Consumidores podem confiar, diz agências
O Hotel Urbano (Hurb), uma das maiores agências virtuais do país, diz em nota que sempre prezou pela transparência com os seus viajantes e parceiros. A empresa aproveita para reiterar o seu comprometimento com a realização das viagens adquiridas na plataforma, assim como com a devolução de valores solicitados por clientes que optaram pelo cancelamento do serviço.
Emerson Belan, diretor geral da CVC Viagens, uma das empresas de turismo com mais tempo de atuação no país, diz que a empresa só vende produtos que já estão disponíveis para o passageiro usufruir e o cliente já recebe o voucher no momento da compra com todos os serviços adquiridos.
"A CVC é reconhecida pela assistência que presta aos seus clientes e alguns dos nossos grandes diferenciais são, justamente, a garantia de entrega e segurança. Inclusive, são mensagens que estamos reforçando em nossas comunicações, para que os clientes saibam que podem contar com a gente na realização dos seus sonhos de viagem, com tranquilidade e confiança", adverte.
Fique de olho no histórico da empresa e em promoções
Marcelo Barbosa, coordenador do Programa Estadual de Proteção e Defesa do Consumidor (Procon), dá duas dicas para o consumidor não cair em golpes de viagens.
"A dica que eu sempre dou, compras com preço abaixo da média de mercado você sempre tem que desconfiar. A segunda [dica] é que as pessoas que não compram diretamente com o hotel ou com a empresa aérea, mas por meio de uma intermediária, têm que acompanhar a vida saudável desta empresa", aponta.
Marcelo explica que para acompanhar isso é simples, basta entrar em sites de reclamação de usuários, do Procon e da Justiça. "Isso é uma maneira de você monitorar como está a saúde financeira e os cumprimentos de obrigações por parte da empresa", diz.
Thiago Augusto de Freitas, Presidente da Comissão de Defesa do Consumidor da Ordem dos Advogados do Brasil (OAB-MG) expõe outra dica. "Conferir se o voucher fornecido pelas agências de turismo, se os vouchers são delas próprias ou das companhias aéreas e dos hotéis. É muito mais seguro que esses vouchers sejam dos hotéis ou das companhias aéreas", lista.
O consumidor vai ficar mais precavido?
O coordenador do Procon acredita que pela repercussão do caso da 123Milhas, o consumidor ficará mais alerta com compras de passagens atualmente. "O cenário vai mudar, o consumidor vai ter que criar uma hábito de prevenção, ele vai pensar duas vezes que o barato pode sair duas vezes mais caro", termina.

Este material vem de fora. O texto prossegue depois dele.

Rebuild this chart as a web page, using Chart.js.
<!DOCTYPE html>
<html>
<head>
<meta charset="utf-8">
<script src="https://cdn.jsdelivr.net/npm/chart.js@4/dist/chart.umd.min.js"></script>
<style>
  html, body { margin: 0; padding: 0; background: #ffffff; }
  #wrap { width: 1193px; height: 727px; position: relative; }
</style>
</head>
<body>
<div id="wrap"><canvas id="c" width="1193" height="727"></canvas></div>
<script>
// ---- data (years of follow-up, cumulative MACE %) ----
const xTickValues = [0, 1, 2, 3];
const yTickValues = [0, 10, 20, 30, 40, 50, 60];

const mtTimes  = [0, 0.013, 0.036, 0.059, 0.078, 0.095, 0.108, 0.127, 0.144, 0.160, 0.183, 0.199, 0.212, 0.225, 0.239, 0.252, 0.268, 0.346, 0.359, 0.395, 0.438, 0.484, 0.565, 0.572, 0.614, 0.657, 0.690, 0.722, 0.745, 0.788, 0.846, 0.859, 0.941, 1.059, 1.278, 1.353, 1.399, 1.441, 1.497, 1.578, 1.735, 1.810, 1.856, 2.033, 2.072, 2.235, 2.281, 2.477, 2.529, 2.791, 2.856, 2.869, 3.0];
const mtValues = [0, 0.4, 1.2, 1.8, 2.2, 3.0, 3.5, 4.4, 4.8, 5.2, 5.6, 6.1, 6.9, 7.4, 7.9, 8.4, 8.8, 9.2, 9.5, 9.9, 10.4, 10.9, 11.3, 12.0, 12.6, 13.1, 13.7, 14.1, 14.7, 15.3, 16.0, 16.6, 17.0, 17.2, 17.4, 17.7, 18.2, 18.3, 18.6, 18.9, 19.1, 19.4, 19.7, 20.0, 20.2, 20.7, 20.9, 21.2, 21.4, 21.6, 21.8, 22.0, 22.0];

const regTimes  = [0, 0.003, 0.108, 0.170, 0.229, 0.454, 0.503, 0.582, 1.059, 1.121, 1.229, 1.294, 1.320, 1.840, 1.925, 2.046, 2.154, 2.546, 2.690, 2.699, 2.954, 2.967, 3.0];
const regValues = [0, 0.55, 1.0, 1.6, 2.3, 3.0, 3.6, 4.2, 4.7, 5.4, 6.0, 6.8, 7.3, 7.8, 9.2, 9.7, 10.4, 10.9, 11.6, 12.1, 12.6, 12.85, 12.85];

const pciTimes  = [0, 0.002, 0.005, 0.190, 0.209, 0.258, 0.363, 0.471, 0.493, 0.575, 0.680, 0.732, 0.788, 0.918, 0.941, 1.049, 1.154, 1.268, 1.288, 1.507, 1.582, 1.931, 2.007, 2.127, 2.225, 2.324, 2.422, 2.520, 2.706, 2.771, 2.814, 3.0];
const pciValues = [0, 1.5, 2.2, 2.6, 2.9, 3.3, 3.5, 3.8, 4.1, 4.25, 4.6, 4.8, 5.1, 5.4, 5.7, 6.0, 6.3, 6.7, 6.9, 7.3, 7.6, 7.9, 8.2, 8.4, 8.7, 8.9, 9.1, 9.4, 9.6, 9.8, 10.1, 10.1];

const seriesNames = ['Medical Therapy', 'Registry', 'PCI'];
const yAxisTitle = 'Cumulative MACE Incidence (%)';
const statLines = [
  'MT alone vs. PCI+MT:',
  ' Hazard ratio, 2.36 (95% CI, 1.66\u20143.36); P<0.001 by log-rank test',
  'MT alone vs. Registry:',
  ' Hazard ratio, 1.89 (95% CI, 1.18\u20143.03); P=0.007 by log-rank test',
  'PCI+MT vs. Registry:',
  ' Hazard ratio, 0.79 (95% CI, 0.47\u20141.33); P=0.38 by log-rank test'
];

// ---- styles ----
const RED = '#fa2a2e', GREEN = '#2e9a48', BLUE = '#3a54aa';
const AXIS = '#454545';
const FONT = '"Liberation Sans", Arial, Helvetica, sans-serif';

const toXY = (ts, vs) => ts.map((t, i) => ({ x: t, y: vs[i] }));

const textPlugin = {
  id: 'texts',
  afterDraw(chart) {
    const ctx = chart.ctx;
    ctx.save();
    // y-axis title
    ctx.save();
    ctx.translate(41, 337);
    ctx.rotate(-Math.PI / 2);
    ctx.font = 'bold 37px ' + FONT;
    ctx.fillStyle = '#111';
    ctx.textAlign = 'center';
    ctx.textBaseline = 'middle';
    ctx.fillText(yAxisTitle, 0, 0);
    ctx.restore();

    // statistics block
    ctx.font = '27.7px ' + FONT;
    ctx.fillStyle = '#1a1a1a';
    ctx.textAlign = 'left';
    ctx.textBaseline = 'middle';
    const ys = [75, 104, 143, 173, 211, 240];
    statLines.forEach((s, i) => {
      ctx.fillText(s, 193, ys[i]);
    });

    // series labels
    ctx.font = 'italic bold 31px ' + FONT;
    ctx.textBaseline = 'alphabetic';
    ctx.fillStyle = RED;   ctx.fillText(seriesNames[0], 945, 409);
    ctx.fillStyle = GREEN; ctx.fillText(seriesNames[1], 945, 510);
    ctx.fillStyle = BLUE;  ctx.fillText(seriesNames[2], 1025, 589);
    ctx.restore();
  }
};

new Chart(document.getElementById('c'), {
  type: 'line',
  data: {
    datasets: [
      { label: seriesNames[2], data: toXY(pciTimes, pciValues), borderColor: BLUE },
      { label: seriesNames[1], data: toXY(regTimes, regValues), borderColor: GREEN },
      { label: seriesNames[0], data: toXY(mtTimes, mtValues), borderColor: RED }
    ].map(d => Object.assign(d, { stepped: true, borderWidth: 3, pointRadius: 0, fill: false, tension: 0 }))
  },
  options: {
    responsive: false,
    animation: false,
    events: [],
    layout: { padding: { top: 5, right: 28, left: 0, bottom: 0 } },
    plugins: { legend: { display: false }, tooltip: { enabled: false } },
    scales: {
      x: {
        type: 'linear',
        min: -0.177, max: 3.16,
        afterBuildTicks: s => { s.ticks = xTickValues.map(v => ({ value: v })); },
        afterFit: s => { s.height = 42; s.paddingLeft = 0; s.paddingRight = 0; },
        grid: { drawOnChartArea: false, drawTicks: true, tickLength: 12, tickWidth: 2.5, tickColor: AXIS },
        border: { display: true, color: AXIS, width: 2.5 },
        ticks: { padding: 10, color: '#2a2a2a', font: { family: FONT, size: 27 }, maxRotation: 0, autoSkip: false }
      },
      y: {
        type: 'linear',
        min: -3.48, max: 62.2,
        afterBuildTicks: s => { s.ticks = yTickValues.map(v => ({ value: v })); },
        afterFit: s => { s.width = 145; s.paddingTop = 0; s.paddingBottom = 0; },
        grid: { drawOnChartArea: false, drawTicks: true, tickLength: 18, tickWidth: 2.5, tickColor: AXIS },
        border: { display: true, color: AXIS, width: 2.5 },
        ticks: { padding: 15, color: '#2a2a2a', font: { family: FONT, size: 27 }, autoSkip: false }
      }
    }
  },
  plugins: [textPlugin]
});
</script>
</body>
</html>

Daniel Firmato tem uma posição similar. Ele atua na Defensoria Especializada do Consumidor e acredita que a sociedade deve mudar o comportamento. "É o que nós esperamos, mas eu penso que a memória do consumidor é curta, e nos próximos meses ele ficará mais cauteloso, até parecer uma nova forma de marketing agressiva", afirma.
Quais são os direitos?
Mesmo que a pessoa siga todas as dicas, e o final seja o mesmo que aconteceu com a 123Milhas, o advogado Thiago Freitas aponta os direitos que o consumidor tem. "A devolução do dinheiro com juros e multa, e possível inserção de dano moral a depender do caso", informa.
O advogado diz que é obrigação do fornecedor cumprir com a obrigação por ele estipulada e que essa devolução também se dê em dinheiro, em moeda corrente nacional, e não em vouchers.
Daniel Firmato, da Defensoria Especializada do Consumidor, também explica os direitos da população. "O Código de Defesa do Consumidor estabelece que o fornecedor deve honrar essa oferta propagada, independente de como deve ter sido a forma. A lei dá ao consumidor a oportunidade de exigir o cumprimento daquela oferta, de rescindir o contrato e, se ele quiser, a oferta de um outro produto ou de um serviço equivalente", esclarece.
Onde procurar?
O defensor indica os caminhos para procurar caso aconteça uma suspensão de viagem. O primeiro caminho é procurar no órgão oficial do Ministério da Justiça, nos procons, defensorias públicas ou diretamente nos juizados especiais, no caso de causas atrelados até 20 salários mínimos.